In this example, I will use the CAS language (CASL) to execute the freq CAS action. Be aware, instead of using CASL, I could execute the same action with Python, R and more with some slight changes to the syntax for the specific language. Refer to the documentation for syntax in other languages.

Load the demonstration data into memory

I'll start by executing the loadTable action to load the WARRANTY_CLAIMS_0117.sashdat file from the Samples caslib into memory. By default the Samples caslib should be available in your SAS Viya environment. I'll load the table to the Casuser caslib and then I'll clean up the CAS table by renaming and dropping columns to make the table easier to use. For more information how to rename columns check out my previous post. Lastly I'll execute the fetch action to preview 5 rows.

proc cas;
   * Specify the input/output CAS table *;
   casTbl = {name = "WARRANTY_CLAIMS", caslib = "casuser"};
 
   * Load the CAS table into memory *;
    table.loadtable / 
        path = "WARRANTY_CLAIMS_0117.sashdat", caslib = "samples",
        casOut = casTbl + {replace=TRUE};
 
* Rename columns with the labels. Spaces replaced with underscores *;
 
   *Store the results of the columnInfo action in a dictionary *;
   table.columnInfo result=cr / table = casTbl;
 
   * Loop over the columnInfo result table and create a list of dictionaries *;
   listElementCounter = 0;
   do columnMetadata over cr.ColumnInfo;
	listElementCounter = listElementCounter + 1;
	convertColLabel = tranwrd(columnMetadata['Label'],' ','_');
	renameColumns[listElementCounter] = {name = columnMetadata['Column'], rename = convertColLabel, label=""};
   end;
 
   * Rename columns *;
   keepColumns = {'Campaign_Type', 'Platform','Trim_Level','Make','Model_Year','Engine_Model',
                  'Vehicle_Assembly_Plant','Claim_Repair_Start_Date', 'Claim_Repair_End_Date'};
   table.alterTable / 
	name = casTbl['Name'], caslib = casTbl['caslib'], 
	columns=renameColumns,
	keep = keepColumns;
 
   * Preview CAS table *;
   table.fetch / table = casTbl, to = 5;
quit;

The results above show a preview of the warranty_claims CAS table.

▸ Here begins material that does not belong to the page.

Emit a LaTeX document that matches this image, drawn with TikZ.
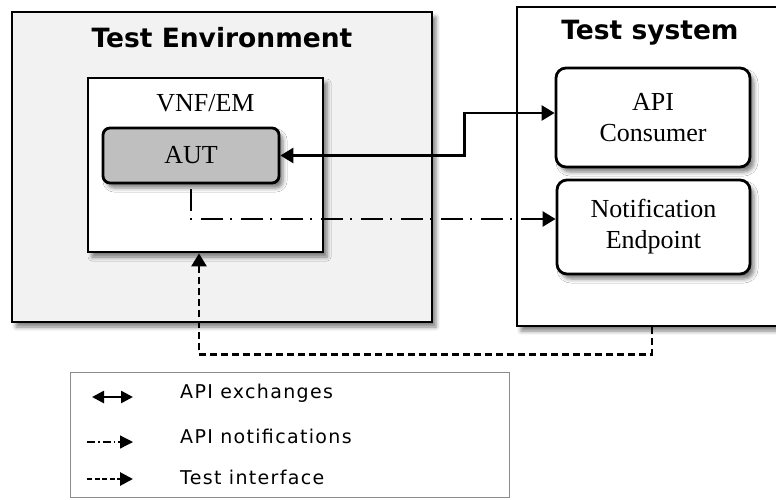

One-way frequency table for a single column

To create a simple one-way frequency for a single column use the simple.freq CAS action. In the freq action, use the table parameter to specify the CAS table and the inputs parameter to specify the column to analyze. Here I'm using the warranty_claims CAS table and analyzing the Make column.

proc cas;
   casTbl = {name = "WARRANTY_CLAIMS", caslib = "casuser"};
   simple.freq / table= casTbl, inputs = 'Make';
quit;

The freq action generates a simple one-way frequency table in the distributed CAS server and returns the results to the client. The results of the freq action include:

  • the column that was analyzed in the Column column
  • the distinct values for that column are shown in the Character Value column
  • if a format is associated with that column it appears in the Formatted Value column; if no format exists, you see the same values
  • the Frequency column represents the number of times that value occurs in the column

In the results above, we see the Zeus car make has the most warranty claims.

One-way frequency for multiple columns

To specify multiples columns in the freq action, add a list of columns to the inputs parameter. Here, I'll create a variable named colNames to store a list. In the list, I'll specify the Model_Year, Vehicle_Assembly_Plant and Engine_Model columns, and then use the variable in the inputs parameter.

proc cas;
   casTbl = {name = "WARRANTY_CLAIMS", caslib = "casuser"};
   colNames = {'Model_Year', 'Vehicle_Assembly_Plant', 'Engine_Model'};
   simple.freq / table= casTbl, inputs = colNames;
quit;

In the results above, we see the action returns a single result table with all three columns summarized. The column that was analyzed is shown in the Column column.

Apply a SAS format in the freq action

What if you want to apply a SAS date format to a column during analysis? For example, the Claim_Repair_Start_Date column contains a SAS date value with the DATE9 format. Instead of the detailed DATE9 format, what if I want to see the total number of repairs by year and quarter? Or by year? Or by year and month? You can easily apply a SAS format when using CAS actions.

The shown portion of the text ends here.